How to Restore Your VA Loan Entitlement After Selling a Home

Marcus Marion, CMA™ 1 month ago 0 15

In a previous article, we talked about the fact that eligible borrowers can use the VA home loan program more than once. It’s one of the major benefits this program offers.

Before you can use another VA loan to purchase a home, you have to restore your entitlement in the program. But it doesn’t happen automatically. You have to take specific steps to achieve “restoration of entitlement.”

This article explains why it’s necessary and how to go about it.

Restoration of Entitlement for VA Loans

VA loans are backed by the federal government, through the U.S. Department of Veterans Affairs. This government department gives participating mortgage lenders a partial guarantee that reduces their risk.

If a homeowner with a VA loan defaults (or stops making payments), the VA steps in to compensate the lender for a portion of their losses. This compensation is provided through the VA’s guaranty on the loan, which is a promise to repay a portion of the loan balance to the lender in the event of default.

And this is where entitlement comes into the picture.

In the context of a VA-guaranteed mortgage loan, “entitlement” refers to the amount of money the Department of Veterans Affairs (VA) guarantees to repay a lender, if a borrower defaults on their mortgage loan. It’s like a promise from the VA to the lender that they will cover a portion of the loan if the borrower cannot repay it.

This guarantee encourages lenders to offer favorable loan terms to eligible veterans, making it easier for them to buy homes with little or no down payment.

Entitlement vs. Eligibility: Two Different Things

Home buyers and borrowers sometimes confuse the terms “eligibility” and” entitlement,” as they relate to the VA loan program. While there is some overlap here, these terms refer to two different things.

Here’s how the Department of Veterans Affairs explains it:

“Eligibility means the [borrower] meets the basic criteria of appropriate length and character of service to utilize the home loan benefit. Entitlement, which will be discussed later, is the amount a veteran may have available for a guaranty on a loan.”

Buying, Selling, and Buying Again…

When you use a VA loan to buy a house, you’re also using up your entitlement. If you later sell the house and pay off the full balance of your mortgage loan, you can restore your entitlement within the program.

This allows you to use another VA loan to purchase another home down the road. And there’s no limit to how many times you can do this, as long as you maintain basic eligibility and meet the lender’s requirements.

As mentioned earlier, VA loan entitlement restoration does not happen automatically when you sell your house. After all, the Department of Veterans Affairs has no way of knowing that you sold the home. You have to tell them about it by filing certain paperwork.

So let’s talk about that process next.

How to Restore Entitlement After Selling a Home

First of all, you should know that there are different scenarios for restoring entitlement in the VA loan program. And the steps in the process can vary based on the situation.

For example:

  • A person who pays off their VA loan but keeps the home (perhaps to rent it out) can apply for a one-time restoration of entitlement to use another VA loan.
  • In contrast, a person who pays off their loan by selling the house can use the program over and over again throughout the years, by fully restoring their entitlement.
  • There is also a situation where the homeowner can restore their entitlement for cash-out refinancing purposes. But that’s another article entirely.

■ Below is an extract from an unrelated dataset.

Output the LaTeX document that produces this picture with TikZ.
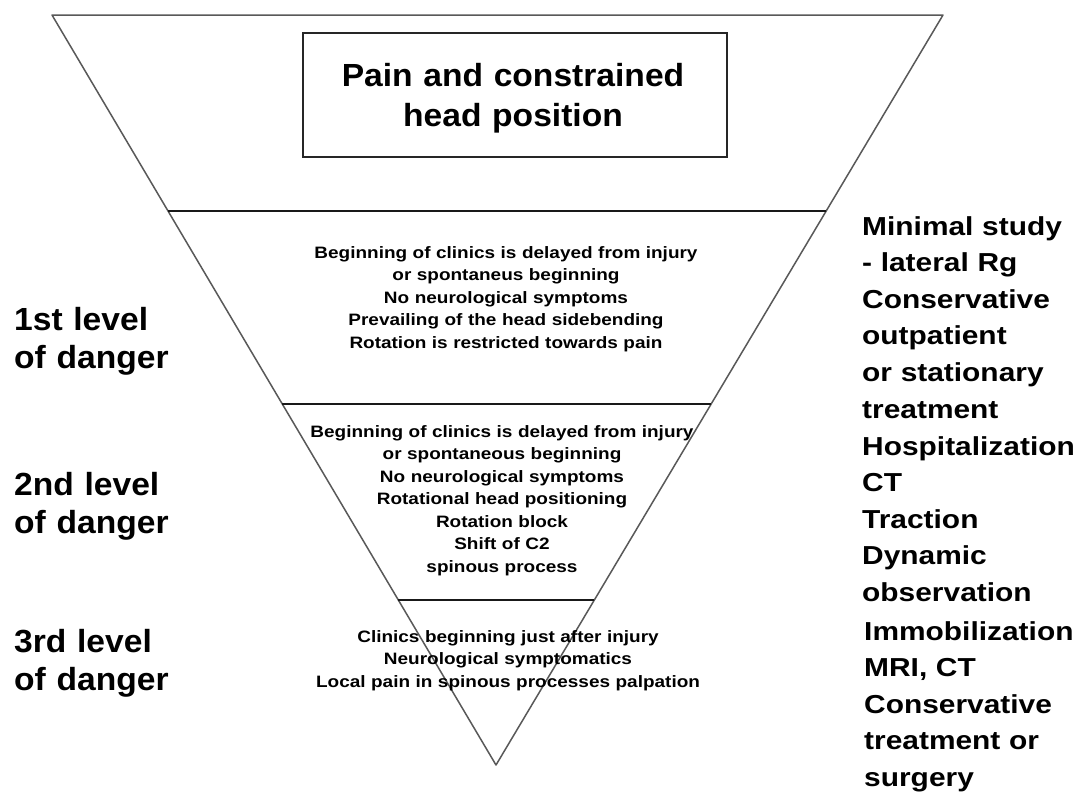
\documentclass[tikz,border=0pt]{standalone}
\usepackage{fontspec}
\setmainfont{Liberation Sans}
\newfontfamily\lvlfont{Liberation Sans}[FakeStretch=1.15]
\newfontfamily\bigfont{Liberation Sans}[FakeStretch=1.05]
\newfontfamily\sidefont{Liberation Sans}[FakeStretch=1.15]
\usetikzlibrary{calc}
\begin{document}
\begin{tikzpicture}[x=1pt,y=-1pt,
  edge/.style={draw=black!65, line width=1.5pt, line join=round},
  divider/.style={draw=black!90, line width=2pt},
  titlebox/.style={draw=black!85, line width=1.3pt, minimum width=424pt, minimum height=124pt, inner sep=0pt},
  titletext/.style={inner sep=0pt, anchor=base, text width=420pt, align=center, font=\bigfont\bfseries\fontsize{32}{40}\selectfont},
  lvltext/.style={inner sep=0pt, anchor=base, text width=440pt, align=center, font=\lvlfont\bfseries\fontsize{16.5}{22.5}\selectfont},
  leftlabel/.style={inner sep=0pt, anchor=base west, text width=200pt, align=left, font=\bigfont\bfseries\fontsize{32}{38}\selectfont},
  sidetext/.style={inner sep=0pt, anchor=base west, text width=215pt, align=left, font=\sidefont\bfseries\fontsize{26}{36.6}\selectfont}
]
\useasboundingbox (0,0) rectangle (1081,793);
\fill[white] (0,0) rectangle (1081,793);

% triangle vertices
\coordinate (TL) at (52,15);
\coordinate (TR) at (943,15);
\coordinate (V) at (496,765);
% divider end points
\coordinate (A1) at ($(TL)!0.26133!(V)$);
\coordinate (B1) at ($(TR)!0.26133!(V)$);
\coordinate (A2) at ($(TL)!0.51867!(V)$);
\coordinate (B2) at ($(TR)!0.51867!(V)$);
\coordinate (A3) at ($(TL)!0.78!(V)$);
\coordinate (B3) at ($(TR)!0.78!(V)$);

\draw[edge] (TL) -- (TR) -- (V) -- cycle;
\draw[divider] (A1) -- (B1);
\draw[divider] (A2) -- (B2);
\draw[divider, line width=1.6pt] (A3) -- (B3);

% title box
\node[titlebox] (box) at (515,95) {};
\node[titletext] (title) at (513,86) {Pain and constrained\\head position};

% level texts
\node[lvltext] (l1) at (506,258) {Beginning of clinics is delayed from injury\\or spontaneus beginning\\No neurological symptoms\\Prevailing of the head sidebending\\Rotation is restricted towards pain};
\node[lvltext] (l2) at (502,437) {Beginning of clinics is delayed from injury\\or spontaneous beginning\\No neurological symptoms\\Rotational head positioning\\Rotation block\\Shift of C2\\spinous process};
\node[lvltext] (l3) at (508,642) {Clinics beginning just after injury\\Neurological symptomatics\\Local pain in spinous processes palpation};

% left labels
\node[leftlabel] (d1) at (14,330) {1st level\\of danger};
\node[leftlabel] (d2) at (14,495) {2nd level\\of danger};
\node[leftlabel] (d3) at (14,652) {3rd level\\of danger};

% right texts
\node[sidetext] (r1) at (862,235) {Minimal study\\- lateral Rg\\Conservative\\outpatient\\or stationary\\treatment};
\node[sidetext] (r2) at (862,455) {Hospitalization\\CT\\Traction\\Dynamic\\observation};
\node[sidetext] (r3) at (864,640) {Immobilization\\MRI, CT\\Conservative\\treatment or\\surgery};
\end{tikzpicture}
\end{document}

The second scenario—selling the house—is the most common one. It also tends to be the quickest and easiest path to entitlement restoration. So let’s focus on that for now.

Here are the basic steps you need to take to restore your entitlement after paying off a VA loan through the sale of your home.

1. Request restoration with VA Form 26-1880.

Once the previous VA loan is paid off through the sale of the home, the borrower can request restoration of their entitlement from the Department of Veterans Affairs. This is typically done by submitting VA Form 26-1880, “Request for a Certificate of Eligibility.”

When you submit this form and check the appropriate boxes, you are doing two things. As the form title indicates, you are requesting a new Certificate of Eligibility (COE). You’re also telling the VA you have used the program before but no longer own the home you originally purchased.

Section 13A of the form asks: “Have you used the VA home loan program before?”

The borrower would check this box and then move on to section 13B, which asks: “Do you still own any of the homes you used the VA home loan program for?”

Checking “no” on this second box will allow you to restore your entitlement.

2. Wait for processing.

After submitting the request for restoration, the VA will process the application. This may take some time, so it’s essential to plan accordingly if you intend to use the VA loan program again.

You can submit your form through the mail or online through the VA.gov website. The online method offers several advantages. In addition to expediting the process, it also allows you to log in and check the status of your COE request.

3. Receive your new Certificate of Eligibility.

Once the VA approves the request for entitlement restoration, they will issue a new COE reflecting the restored entitlement. This tells the mortgage lender that you’re good to go.

With the restored entitlement and the COE in hand, you can now apply for a new VA loan to purchase another property!